A wonderful, crisp, sunny fall morning, the perfect morning to sparrowing!! Not too many people get excited about sparrows, but this time of year in South Dakota, there’s such a wonderful variety of species that are moving through. One of my favorite kinds of birding trips…finding a weedy field in the fall, setting up in a quiet spot, and sitting back and enjoying all the sparrow species that are feeding on grass and weed seeds. Some are species we have during the summer as well, such as Savannah and Song Sparrows, but we also get some wonderful migrants such as Harris’s Sparrows and Lincoln’s Sparrows.

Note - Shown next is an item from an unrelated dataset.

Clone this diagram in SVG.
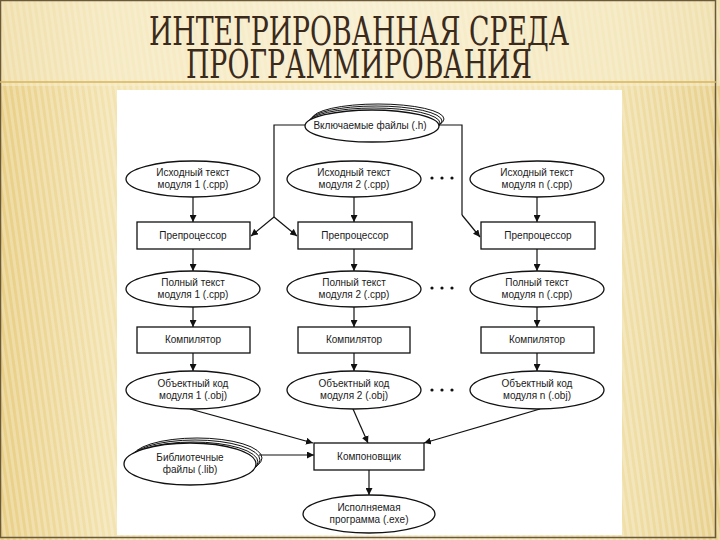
<svg xmlns="http://www.w3.org/2000/svg" width="720" height="540" viewBox="0 0 720 540">
<defs>
<linearGradient id="bg" x1="0" y1="0" x2="1" y2="0">
<stop offset="0" stop-color="#e9cf86"/>
<stop offset="0.15" stop-color="#f3e3b0"/>
<stop offset="0.5" stop-color="#f8eed0"/>
<stop offset="0.85" stop-color="#f1e1ac"/>
<stop offset="1" stop-color="#e8d08c"/>
</linearGradient>
<pattern id="stripes" width="6" height="540" patternUnits="userSpaceOnUse" patternTransform="skewX(8)">
<rect x="0" y="0" width="3" height="540" fill="#ffffff" opacity="0.25"/>
</pattern>
<marker id="ah" viewBox="0 0 10 10" refX="10" refY="5" markerWidth="7" markerHeight="7" markerUnits="userSpaceOnUse" orient="auto">
<path d="M0,0 L10,5 L0,10 z" fill="#111"/>
</marker>
</defs>
<style>
.t{font-family:"Liberation Sans",Arial,sans-serif;font-size:10px;fill:#1a1a1a;text-anchor:middle}
.ttl{font-family:"DejaVu Serif Condensed","Liberation Serif",serif;font-size:40px;fill:#3a2a1c;text-anchor:middle}
.n{fill:#fff;stroke:#111;stroke-width:1.3}
.bk{fill:none;stroke:#111;stroke-width:1}
.c{fill:none;stroke:#111;stroke-width:1.2}
.ca{fill:none;stroke:#111;stroke-width:1.2;marker-end:url(#ah)}
.d{fill:#111}
</style>
<rect x="0" y="0" width="720" height="540" fill="url(#bg)"/>
<rect x="0" y="0" width="720" height="540" fill="url(#stripes)"/>
<rect x="0" y="0" width="720" height="86" fill="#f8efd2" opacity="0.5"/>
<rect x="0.5" y="0.5" width="715" height="537" fill="none" stroke="#6b5a3a" stroke-width="1.5"/>
<line x1="0" y1="82" x2="716" y2="82" stroke="#d9b45a" stroke-width="1.5"/>
<g id="title">
<text class="ttl" x="359" y="45" textLength="420" lengthAdjust="spacingAndGlyphs">ИНТЕГРИРОВАННАЯ СРЕДА</text>
<text class="ttl" x="359" y="78" textLength="346" lengthAdjust="spacingAndGlyphs">ПРОГРАММИРОВАНИЯ</text>
</g>
<rect x="117" y="90" width="505" height="445" fill="#fff"/>
<g id="connectors">
<polyline class="c" points="305,125 274,125 274,217"/>
<line class="ca" x1="274" y1="217" x2="251" y2="236"/>
<line class="ca" x1="274" y1="217" x2="297" y2="236"/>
<polyline class="c" points="439,125 462,125 462,215"/>
<line class="ca" x1="462" y1="215" x2="480" y2="237"/>
<line class="ca" x1="193" y1="197" x2="193" y2="222"/>
<line class="ca" x1="354" y1="197" x2="354" y2="222"/>
<line class="ca" x1="537" y1="197" x2="537" y2="222"/>
<line class="ca" x1="193" y1="249" x2="193" y2="271"/>
<line class="ca" x1="354" y1="249" x2="354" y2="271"/>
<line class="ca" x1="537" y1="249" x2="537" y2="271"/>
<line class="ca" x1="193" y1="307" x2="193" y2="327"/>
<line class="ca" x1="354" y1="307" x2="354" y2="327"/>
<line class="ca" x1="537" y1="307" x2="537" y2="327"/>
<line class="ca" x1="193" y1="353" x2="193" y2="371"/>
<line class="ca" x1="354" y1="353" x2="354" y2="371"/>
<line class="ca" x1="537" y1="353" x2="537" y2="371"/>
<line class="ca" x1="190" y1="409" x2="313" y2="443"/>
<line class="ca" x1="353" y1="409" x2="368" y2="443"/>
<line class="ca" x1="540" y1="409" x2="424" y2="443"/>
<line class="ca" x1="259" y1="455" x2="314" y2="455"/>
<line class="ca" x1="369" y1="470" x2="369" y2="495"/>
</g>
<g id="include">
<ellipse class="bk" cx="378" cy="119" rx="66" ry="15"/>
<ellipse class="bk" cx="376" cy="121" rx="66" ry="15"/>
<ellipse class="bk" cx="374" cy="123" rx="66" ry="15"/>
<ellipse class="n" cx="372" cy="126" rx="67" ry="16"/>
<text class="t" x="370" y="129">Включаемые файлы (.h)</text>
</g>
<g id="src1"><ellipse class="n" cx="193" cy="179" rx="67" ry="18"/><text class="t" x="193" y="176">Исходный текст</text><text class="t" x="193" y="188">модуля 1 (.cpp)</text></g>
<g id="src2"><ellipse class="n" cx="354" cy="179" rx="67" ry="18"/><text class="t" x="354" y="176">Исходный текст</text><text class="t" x="354" y="188">модуля 2 (.cpp)</text></g>
<g id="srcn"><ellipse class="n" cx="537" cy="179" rx="67" ry="18"/><text class="t" x="537" y="176">Исходный текст</text><text class="t" x="537" y="188">модуля n (.cpp)</text></g>
<g id="pp1"><rect class="n" x="137" y="222" width="113" height="27"/><text class="t" x="193" y="239">Препроцессор</text></g>
<g id="pp2"><rect class="n" x="298" y="222" width="114" height="27"/><text class="t" x="355" y="239">Препроцессор</text></g>
<g id="ppn"><rect class="n" x="481" y="222" width="114" height="27"/><text class="t" x="538" y="239">Препроцессор</text></g>
<g id="full1"><ellipse class="n" cx="193" cy="289" rx="67" ry="18"/><text class="t" x="193" y="286">Полный текст</text><text class="t" x="193" y="298">модуля 1 (.cpp)</text></g>
<g id="full2"><ellipse class="n" cx="354" cy="289" rx="67" ry="18"/><text class="t" x="354" y="286">Полный текст</text><text class="t" x="354" y="298">модуля 2 (.cpp)</text></g>
<g id="fulln"><ellipse class="n" cx="537" cy="289" rx="67" ry="18"/><text class="t" x="537" y="286">Полный текст</text><text class="t" x="537" y="298">модуля n (.cpp)</text></g>
<g id="cc1"><rect class="n" x="137" y="327" width="113" height="26"/><text class="t" x="193" y="343">Компилятор</text></g>
<g id="cc2"><rect class="n" x="298" y="327" width="112" height="26"/><text class="t" x="354" y="343">Компилятор</text></g>
<g id="ccn"><rect class="n" x="481" y="327" width="113" height="26"/><text class="t" x="537" y="343">Компилятор</text></g>
<g id="obj1"><ellipse class="n" cx="193" cy="390" rx="67" ry="19"/><text class="t" x="193" y="387">Объектный код</text><text class="t" x="193" y="399">модуля 1 (.obj)</text></g>
<g id="obj2"><ellipse class="n" cx="354" cy="390" rx="67" ry="19"/><text class="t" x="354" y="387">Объектный код</text><text class="t" x="354" y="399">модуля 2 (.obj)</text></g>
<g id="objn"><ellipse class="n" cx="537" cy="390" rx="67" ry="19"/><text class="t" x="537" y="387">Объектный код</text><text class="t" x="537" y="399">модуля n (.obj)</text></g>
<g id="dots">
<circle class="d" cx="432" cy="178" r="1.6"/><circle class="d" cx="442" cy="178" r="1.6"/><circle class="d" cx="452" cy="178" r="1.6"/>
<circle class="d" cx="432" cy="288" r="1.6"/><circle class="d" cx="442" cy="288" r="1.6"/><circle class="d" cx="452" cy="288" r="1.6"/>
<circle class="d" cx="432" cy="390" r="1.6"/><circle class="d" cx="442" cy="390" r="1.6"/><circle class="d" cx="452" cy="390" r="1.6"/>
</g>
<g id="lib">
<ellipse class="bk" cx="197" cy="458" rx="65" ry="20"/>
<ellipse class="bk" cx="195" cy="460" rx="65" ry="20"/>
<ellipse class="bk" cx="193" cy="462" rx="65" ry="20"/>
<ellipse class="n" cx="190" cy="464" rx="66" ry="21"/>
<text class="t" x="190" y="461">Библиотечные</text><text class="t" x="190" y="473">файлы (.lib)</text>
</g>
<g id="linker"><rect class="n" x="314" y="443" width="110" height="27"/><text class="t" x="369" y="460">Компоновщик</text></g>
<g id="exe"><ellipse class="n" cx="369" cy="514" rx="66" ry="19"/><text class="t" x="369" y="511">Исполняемая</text><text class="t" x="369" y="523">программа (.exe)</text></g>
</svg>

The crème de la crème though…Le Conte’s Sparrows. They’re a bird many birders haven’t seen, and even when they’re around, they can sometimes be hard to find as they prefer to hide in dense vegetation. In fall around here though, they are often quite bold. This morning I saw more Le Conte’s Sparrows than I think I ever have in one day. One weedy field west of Tea, South Dakota was chock-full of them. They were feeding on weed seeds near a gravel road, and there were times I’d have half a dozen in sight at one time. A great treat, and I did get some good photos as well.
Photos from this morning:
A gorgeous little Le Conte’s Sparrow, basking in the early morning sun along a weedy fenceline.
Probably my 2nd favorite sparrow, a Lincoln’s Sparrow. They have a touch more color and pattern than many sparrows, and just always look so elegant.
A Swamp Sparrow perched among the cattails.
The most numerous of the sparrow species seen this morning, a Savannah Sparrow.
One of our summer breeding residents, there’s a ton of Song Sparrows around right now as well, including many first-year birds.
Seems like Le Conte’s Sparrows and Sedge Wrens often go hand-in-hand when I see them in the fall. The same weedy field with the many Le Conte’s also had several Sedge Wrens.
Other than sparrows, the most plentiful birds this morning were gulls. The skies were full of gulls, as were the areas near the dump (no surprise) and the bigger water bodies in western Minnehaha County. I didn’t pan through all the massive flocks to look for rarities. Ring-billed Gulls and these guys, Franklin’s Gulls, were present by the thousands.
Thousands of Ring-billed Gulls were around. Here one lounges at the beach at Wall lake.